While BTC has stalled since reaching $9,500 last week, data indicates that there is still market demand for crypto. This indicates that Bitcoin remains in an uptrend, making $9,500 just another pitstop before higher highs.

Bitcoin’s Orderbook Shows Massive Buying Demand

According to a crypto trader, BitMEX’s order book is currently stacked to the brim with bids.

As can be seen in the chart below, there is a clear buy-side skew on Bitcoin. The bids are indicated by the green lines below BTC and the asks are indicated by the red lines above the price.

Bitcoin orderbook according to BitMEX

Chart from @Yodaskk (Twitter)

So what’s the importance? Well, it suggests that there is demand for the cryptocurrency despite the price stalling at $9,000.

As one commenter said to fittingly summarize the point of the chart: “The path of least resistance seems to be up.”

Santiment, a market insights company working in blockchain, corroborated this. Noting how their Sentiment Volume indicator is “overwhelmingly positive,” they suggested that BTC should have an underlying bid in the near future:

“[Twitter] is still overwhelmingly positive heading into the halving next week.

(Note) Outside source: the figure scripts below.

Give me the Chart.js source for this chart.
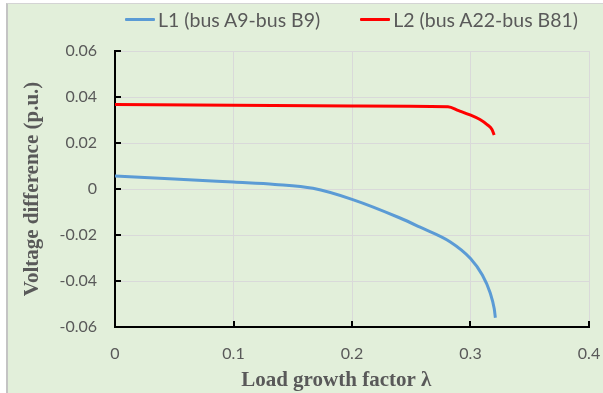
<!DOCTYPE html>
<html>
<head>
<meta charset="utf-8">
<script src="https://cdn.jsdelivr.net/npm/chart.js@4.4.1/dist/chart.umd.min.js"></script>
<style>
    body { margin: 0; background: #ffffff; }
    #wrap { position: relative; width: 603px; height: 393px; overflow: hidden; }
    #panel {
        position: absolute; left: 6px; top: 3px; right: 0; bottom: 0;
        background: #e2efda;
        border-left: 2px solid #c4c4c4;
        border-top: 1px solid #d4d4d4;
    }
    #chart { position: absolute; left: 0; top: 0; }
    #legend {
        position: absolute; left: 125px; top: 8px;
        display: flex; gap: 40px;
        font-family: Lato, "Noto Sans", sans-serif; font-size: 19.5px; color: #595959;
    }
    .item { display: flex; align-items: center; white-space: nowrap; }
    .swatch { display: inline-block; width: 30px; height: 3px; margin-right: 3px; border-radius: 1px; }
</style>
</head>
<body>
<div id="wrap">
    <div id="panel"></div>
    <canvas id="chart" width="603" height="393"></canvas>
    <div id="legend"></div>
</div>
<script>
// Series values
const seriesNames = ['L1 (bus A9-bus B9)', 'L2 (bus A22-bus B81)'];
const seriesColors = ['#5b9bd5', '#ff0000'];

const l1X = [0, 0.05, 0.1, 0.135, 0.167, 0.2, 0.24, 0.257, 0.283, 0.3, 0.31, 0.3165, 0.32, 0.321];
const l1Y = [0.0056, 0.0044, 0.003, 0.002, 0.0003, -0.0045, -0.0125, -0.0165, -0.023, -0.0302, -0.0374, -0.045, -0.052, -0.056];

const l2X = [0, 0.1, 0.2, 0.281, 0.29, 0.2996, 0.308, 0.314, 0.318, 0.32];
const l2Y = [0.0367, 0.0364, 0.0361, 0.0358, 0.0341, 0.0322, 0.0302, 0.028, 0.026, 0.0235];

const xTicks = [0, 0.1, 0.2, 0.3, 0.4];
const yTicks = [-0.06, -0.04, -0.02, 0, 0.02, 0.04, 0.06];

function toPoints(xs, ys) {
    return xs.map((x, i) => ({ x: x, y: ys[i] }));
}

// Short tick marks drawn inside the plot, like the original
const innerTicks = {
    id: 'innerTicks',
    afterDatasetsDraw(chart) {
        const ctx = chart.ctx;
        const xs = chart.scales.x;
        const ys = chart.scales.y;
        const area = chart.chartArea;
        ctx.save();
        ctx.strokeStyle = '#000000';
        ctx.lineWidth = 2;
        ctx.beginPath();
        xTicks.forEach(v => {
            const px = Math.round(xs.getPixelForValue(v));
            ctx.moveTo(px, area.bottom);
            ctx.lineTo(px, area.bottom - 6);
        });
        yTicks.forEach(v => {
            const py = Math.round(ys.getPixelForValue(v));
            ctx.moveTo(area.left, py);
            ctx.lineTo(area.left + 6, py);
        });
        ctx.stroke();
        ctx.restore();
    }
};

const ctx = document.getElementById('chart').getContext('2d');
const chart = new Chart(ctx, {
    type: 'line',
    data: {
        datasets: [
            {
                label: seriesNames[0],
                data: toPoints(l1X, l1Y),
                borderColor: seriesColors[0],
                backgroundColor: seriesColors[0],
                borderWidth: 3,
                pointRadius: 0,
                tension: 0.3,
                cubicInterpolationMode: 'monotone'
            },
            {
                label: seriesNames[1],
                data: toPoints(l2X, l2Y),
                borderColor: seriesColors[1],
                backgroundColor: seriesColors[1],
                borderWidth: 3,
                pointRadius: 0,
                tension: 0.3,
                cubicInterpolationMode: 'monotone'
            }
        ]
    },
    options: {
        responsive: false,
        devicePixelRatio: 1,
        animation: false,
        layout: { padding: { top: 51, right: 14, bottom: 0, left: 0 } },
        plugins: {
            legend: { display: false },
            tooltip: { enabled: false }
        },
        scales: {
            x: {
                type: 'linear',
                min: 0,
                max: 0.4,
                afterBuildTicks: scale => { scale.ticks = xTicks.map(v => ({ value: v })); },
                afterFit: scale => {
                    scale.height = 66;
                    scale.paddingLeft = 0;
                    scale.paddingRight = 0;
                },
                grid: { color: '#d9d9d9', lineWidth: 1, drawTicks: false },
                border: { color: '#000000', width: 2 },
                ticks: {
                    padding: 17,
                    color: '#595959',
                    font: { family: 'Lato', size: 16 },
                    callback: v => v === 0 ? '0' : v.toFixed(1)
                },
                title: {
                    display: true,
                    text: 'Load growth factor λ\u00a0\u00a0\u00a0\u00a0\u00a0\u00a0',
                    color: '#595959',
                    font: { family: '"Liberation Serif"', size: 21, weight: 'bold' },
                    padding: { top: 0, bottom: 0 }
                }
            },
            y: {
                min: -0.06,
                max: 0.06,
                afterBuildTicks: scale => { scale.ticks = yTicks.map(v => ({ value: v })); },
                afterFit: scale => { scale.width = 115; },
                grid: { color: '#d9d9d9', lineWidth: 1, drawTicks: false },
                border: { color: '#000000', width: 2 },
                ticks: {
                    padding: 18,
                    color: '#595959',
                    font: { family: 'Lato', size: 16 },
                    callback: v => Math.abs(v) < 1e-9 ? '0' : v.toFixed(2)
                },
                title: {
                    display: true,
                    text: 'Voltage difference (p.u.)',
                    color: '#595959',
                    font: { family: '"Liberation Serif"', size: 21, weight: 'bold' },
                    padding: { top: 20, bottom: 0 }
                }
            }
        }
    },
    plugins: [innerTicks]
});

// HTML legend built from the datasets
const legendEl = document.getElementById('legend');
chart.data.datasets.forEach(ds => {
    const item = document.createElement('div');
    item.className = 'item';
    const sw = document.createElement('span');
    sw.className = 'swatch';
    sw.style.background = ds.borderColor;
    item.appendChild(sw);
    item.appendChild(document.createTextNode(ds.label));
    legendEl.appendChild(item);
});
</script>
</body>
</html>
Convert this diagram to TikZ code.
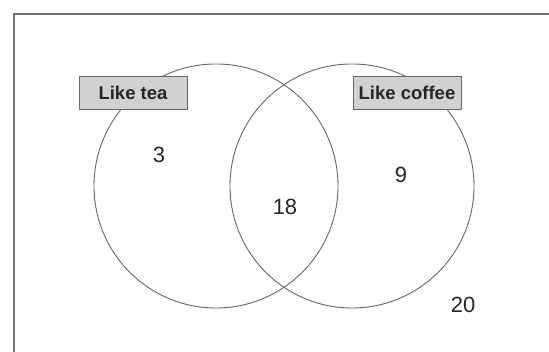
\documentclass[tikz,border=0pt]{standalone}
\usepackage{fontspec}
\setmainfont{Liberation Sans}
\begin{document}
\begin{tikzpicture}[x=1pt,y=-1pt,
        setring/.style={draw=black!60, line width=0.9pt, circle, minimum size=244pt, inner sep=0pt},
        setlabel/.style={draw=black!60, fill=black!18, line width=0.8pt, text=black!85,
            font=\fontsize{18.5}{21}\selectfont\bfseries, minimum width=108pt, minimum height=33pt, inner sep=0pt},
        count/.style={font=\fontsize{22}{26}\selectfont, text=black!85}]
    \useasboundingbox (0,0) rectangle (549,352);
    \draw[black!55, line width=1.5pt] (14,352) -- (14,14) -- (549,14);
    \node[setring] (tea) at (216,186) {};
    \node[setring] (coffee) at (352,186) {};
    \node[setlabel] (tealabel) at (133,92.5) {Like tea};
    \node[setlabel] (coffeelabel) at (407,92.5) {Like coffee};
    \node[count] (onlytea) at (159,155) {3};
    \node[count] (both) at (285,206.5) {18};
    \node[count] (onlycoffee) at (401,175) {9};
    \node[count] (neither) at (463,305) {20};
\end{tikzpicture}
\end{document}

Generally, when positivity is high and this metric is well above 0 as it is now, there is a healthy amount of buy pressure on any small to mid-sized drops.”

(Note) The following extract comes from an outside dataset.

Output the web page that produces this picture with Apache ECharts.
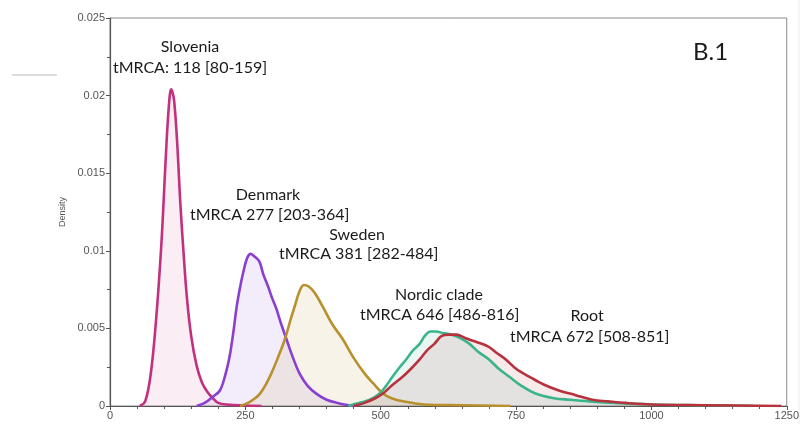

They wrote this in reference to the chart below, which shows that Bitcoin Sentiment and Social Volume are near two-year highs.

Santiment Bitcoin Twitter social sentiment

Chart from @SantimentFeed (Twitter)

What’s Behind the Demand?

Behind this influx in buying interest for Bitcoin seems to be the block reward halving.

As reported by Bitcoinist previously, the Chinese term for “Bitcoin halving” temporarily went viral on ‘Chinese Twitter’, Weibo. Weibo, which has over 400 million active users, briefly trended the term as the sixth-most popular.

Similarly, we also observed that Google Trends indicates that the United States’ interest in “Bitcoin halving” has gone parabolic. Simultaneously, interest in the term “Bitcoin” and “Buy Bitcoin” has increased.

This suggests that behind the increase in demand for BTC is the hype around the halving.

This is for good reason: the halving is expected to have a positive effect on the cryptocurrency market.

Dan Morehead, founder and CEO of Pantera Capital, addressed this in his April newsletter. He explained that from a simple supply-demand analysis, it makes sense for BTC to rally after the halving:

“It seems reasonable to say that if the new supply of bitcoin is cut in half, all else being equal, the price should rise.  Most miners sell their block rewards as fast as they can. They need the money to pay for energy, data center space, and to buy faster chips in the never-ending arms race. When the number of bitcoins they receive and thus sell is cut in half, it’s got to have an impact.”